The acceptances were mailed out yesterday--along with 4,617 notices of deferral and 220 rejections.
"The admitted group included unusually promising potential scholars in all fields," said Director of Admissions Marlyn McGrath Lewis '70. "We believe they have much to offer their teachers and fellow classmates in the years ahead."
According to Dean of Admissions and Financial Aid William R. Fitzsimmons '67, this year's outcome is not a complete surprise. He said that the number of admits is consistent with the range of 900 to 1,200 established over the last few years, since the admissions staff acts conservatively in extending early offers of admission.
"We've always been conscious of the need to make certain that we don't find ourselves in the position of turning down stronger students later," Fitzsimmons said, "and this year is no exception."
Harvard's early action program, now almost a quarter-century old, has become the choice of an increasingly large number of college applicants, particularly over the past decade. The program's growth accelerated even further in 1995-96, when several other top schools moved to binding early decision programs, which require students to attend if they are admitted.
Yale and Princeton both use early decision rather than early action.
Early admission programs have garnered a great deal of media attention in the past few years--another explanation for this year's record number of applicants.
Admissions officials also cite the cumulative effect of increased recruiting efforts and the new financial aid program announced in September 1998 as factors in the growth of the early applicant pool.
And high school guidance counselors have said that the large number of successful early applicants have encouraged more students to apply early, despite the long-standing admissions office policy that applying early won't give students a better chance of being accepted.
With this year's numbers bucking the trend in admits, Fitzsimmons said he hopes prospective applicants across the country will find themselves reconsidering the idea that an early application is a better application.

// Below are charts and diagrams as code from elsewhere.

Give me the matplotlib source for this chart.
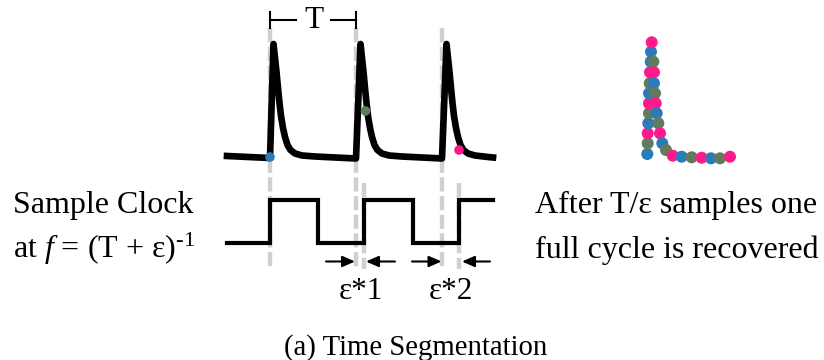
import matplotlib.pyplot as plt

plt.rcParams['font.family'] = ['Liberation Serif', 'DejaVu Serif']
plt.rcParams['mathtext.fontset'] = 'custom'
plt.rcParams['mathtext.rm'] = 'Liberation Serif'
plt.rcParams['mathtext.it'] = 'Liberation Serif:italic'

BLUE = '#2b7bba'
GREEN = '#5f7c5c'
PINK = '#ff1a8c'

# pulse waveform (pixel coordinates)
wave_x = [227, 270, 273.5, 275, 276.5, 278, 279.5, 281, 283, 285, 287.5, 290.5, 295, 302, 315, 356,
          360.5, 362, 363.5, 365, 366.5, 368, 370, 372, 374.5, 377.5, 382, 389, 402, 442,
          446.5, 448, 449.5, 451, 452.5, 454, 456, 458, 460.5, 463.5, 468, 475, 488, 493]
wave_y = [156, 158, 44, 58, 72, 88, 103, 116, 128, 137, 145, 150, 153.5, 155.5, 156.5, 158.5,
          44, 58, 72, 88, 103, 116, 128, 137, 145, 150, 153.5, 155.5, 156.5, 158.5,
          44, 58, 72, 88, 103, 116, 128, 137, 145, 150, 153.5, 155.5, 157, 157.5]

# sample clock square wave
clock_x = [227, 270, 270, 318, 318, 364, 364, 413, 413, 459, 459, 493]
clock_y = [243, 243, 200, 200, 243, 243, 200, 200, 243, 243, 200, 200]

# grey guides: pulse onsets and clock edges
guide_long = [270, 356, 442]
guide_short = [364, 459]

# samples taken on the pulses
dot_x = [270, 365.5, 459]
dot_y = [157, 111, 150]
dot_c = [BLUE, GREEN, PINK]

# reconstructed cycle
rec_x = [647.3, 647.7, 647.7, 648.3, 649, 649, 649, 649.7, 650, 650.7, 651, 651.7,
         653.3, 654, 654, 655, 655.7, 656.7, 658.3, 660, 662.3, 666, 672.7,
         681.7, 691.7, 701.7, 711, 720, 730]
rec_y = [154, 143.3, 133.3, 123.3, 113.3, 103.3, 93.3, 83.3, 72.3, 61.7, 51.7, 42.3,
         61.7, 72.3, 83.3, 93.3, 103.3, 113.3, 123.3, 133.3, 143.3, 150, 155.7,
         156.7, 157.3, 157.7, 158.3, 158.3, 156.7]
rec_c = [BLUE, GREEN, PINK, BLUE, GREEN, PINK, BLUE, GREEN, PINK, BLUE, BLUE, PINK,
         GREEN, PINK, BLUE, GREEN, PINK, BLUE, GREEN, PINK, BLUE, GREEN, PINK,
         BLUE, GREEN, PINK, BLUE, GREEN, PINK]

# epsilon offset arrows (tail, tip)
arrows = [(326, 355), (395, 366), (412, 441.5), (490, 462)]
eps_labels = ['ε*1', 'ε*2']
eps_x = [360.5, 450.5]

fig = plt.figure(figsize=(8.24, 3.6), dpi=100)
ax = fig.add_axes([0, 0, 1, 1])
ax.set_xlim(0, 824)
ax.set_ylim(360, 0)
ax.axis('off')

for x in guide_long:
    ax.plot([x, x], [28, 269], color='#d0d0d0', lw=3.2, ls=(0, (3.2, 1.0)), zorder=1)
for x in guide_short:
    ax.plot([x, x], [183, 269], color='#d0d0d0', lw=3.2, ls=(0, (3.2, 1.0)), zorder=1)

ax.plot(wave_x, wave_y, color='k', lw=4.8, solid_joinstyle='round', zorder=2)
ax.plot(clock_x, clock_y, color='k', lw=3, solid_joinstyle='miter', zorder=2)
ax.scatter(dot_x, dot_y, c=dot_c, s=48, zorder=3, linewidths=0)
ax.scatter(rec_x, rec_y, c=rec_c, s=75, zorder=3, linewidths=0)

# period bracket
ax.plot([270, 270], [12, 28], color='k', lw=1.5)
ax.plot([356.5, 356.5], [12, 28], color='k', lw=1.5)
ax.plot([270, 296], [19.5, 19.5], color='k', lw=1.5)
ax.plot([331, 356.5], [19.5, 19.5], color='k', lw=1.5)
ax.text(314, 28, 'T', fontsize=22.5, ha='center', va='baseline')

for tail, tip in arrows:
    ax.annotate('', xy=(tip, 261.5), xytext=(tail, 261.5),
                arrowprops=dict(arrowstyle='-|>,head_length=0.75,head_width=0.33',
                                mutation_scale=10, lw=1.5, color='k',
                                shrinkA=0, shrinkB=0))
for lab, x in zip(eps_labels, eps_x):
    ax.text(x, 299, lab, fontsize=22.5, ha='center', va='baseline')

ax.text(13, 213, 'Sample Clock', fontsize=23, ha='left', va='baseline')
ax.text(13, 258, 'at $f$ = (T + ε)$^{\\text{-1}}$', fontsize=23, ha='left', va='baseline')
ax.text(676.5, 213, 'After T/ε samples one', fontsize=23, ha='center', va='baseline')
ax.text(676.5, 258, 'full cycle is recovered', fontsize=23, ha='center', va='baseline')

ax.text(415.5, 355, '(a) Time Segmentation', fontsize=20.7, ha='center', va='baseline')

fig.savefig('out.png', dpi=100)
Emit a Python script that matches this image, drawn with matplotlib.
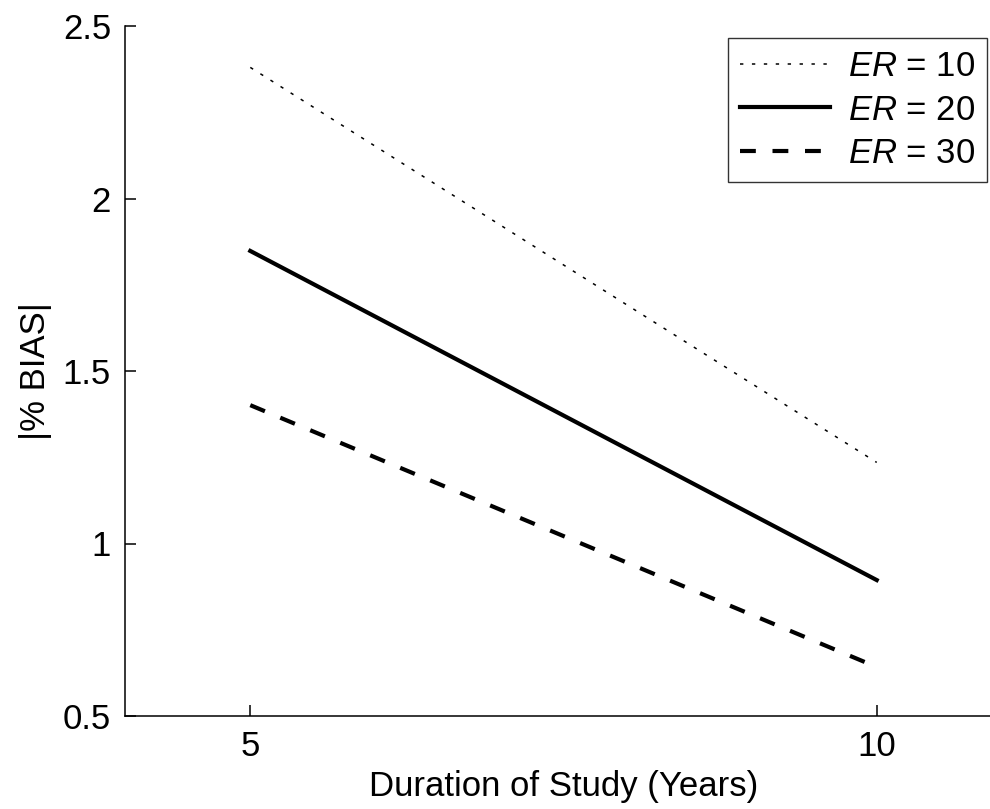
import matplotlib
matplotlib.use('Agg')
import matplotlib.pyplot as plt

# Dados
anos = [5, 10]
bias_er10 = [2.38, 1.235]
bias_er20 = [1.848, 0.894]
bias_er30 = [1.401, 0.642]

plt.rcParams['font.family'] = ['Liberation Sans', 'DejaVu Sans']
plt.rcParams['mathtext.fontset'] = 'custom'
plt.rcParams['mathtext.it'] = 'Liberation Sans:italic'
plt.rcParams['mathtext.rm'] = 'Liberation Sans'

fig = plt.figure(figsize=(9.9, 8.09), dpi=100)
ax = fig.add_axes([125 / 990, 93 / 809, 877 / 990, 690 / 809])

ax.plot(anos, bias_er10, color='black', linewidth=1.1, dashes=(2.2, 5.6), label='$ER$ = 10')
ax.plot(anos, bias_er20, color='black', linewidth=3, label='$ER$ = 20')
ax.plot(anos, bias_er30, color='black', linewidth=3, dashes=(3.8, 4.0), label='$ER$ = 30')

ax.set_xlim(4, 11)
ax.set_ylim(0.5, 2.5)
ax.set_xticks([5, 10])
ax.set_yticks([0.5, 1, 1.5, 2, 2.5])
ax.set_yticklabels(['0.5', '1', '1.5', '2', '2.5'])
ax.spines['top'].set_visible(False)
ax.spines['right'].set_visible(False)
ax.spines['left'].set_linewidth(1.1)
ax.spines['bottom'].set_linewidth(1.1)
ax.tick_params(direction='in', length=8, width=1.1, labelsize=25, pad=10)

ax.set_xlabel('Duration of Study (Years)', fontsize=25, labelpad=5)
ax.set_ylabel('|% BIAS|', fontsize=25, labelpad=8)

leg = ax.legend(loc='upper right', bbox_to_anchor=(987 / 990, 771 / 809), bbox_transform=fig.transFigure,
                fontsize=25, frameon=True, fancybox=False, edgecolor='black',
                handlelength=2.6, handletextpad=0.5, borderpad=0.35, labelspacing=0.3,
                borderaxespad=0)
leg.get_frame().set_linewidth(1)

fig.savefig('out.png', dpi=100)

"It certainly wouldn't hurt if this year's numbers encourage students--and their parents and counselors--to think twice about applying early," he said. "There are many students who would be much better served by applying regular action."
From a demographic perspective, 48.4 percent of this year's early admits were female, up from last year's rate of 47.3 percent. Geographic diversity was similar to last year, with a slightly higher number of admits from New England and mid-Atlantic regions and slightly lower admits from Canada and abroad.
The early admits represented a more ethnically diverse group, with African-American students comprising 7.7 percent, up from 5.9 percent last year, and Latino students rising from 6.3 to 7.1 percent. Asian-American and Native American admits both dropped slightly.
The diversity in both the applicant pool and the admit group represents a victory for the admissions office, which recognizes that early action applicants historically tend to be more affluent, and more white, officials said.
Deferred students--who make up the bulk of the applicants--can still hope to color themselves Crimson in April. In recent years, 85 to 220 deferred early action applicants have been admitted in the spring.
"People have honored us by applying and if they have any chance of getting in later, we give them the chance to do so [by rolling them into the regular applicant pool]," Fitzsimmons said. "I know there are people who think we should reject more, but we try to be positive about this."
With regular applications flowing in this month, admissions officers still have most of their year's work ahead, even though the spring cycle puts them under slightly less time pressure.
"I talked to the staff yesterday and I reminded them that they have been through an extremely difficult time," Fitzsimmons said. "It is critically important that they take their vacation time to prepare for regular action."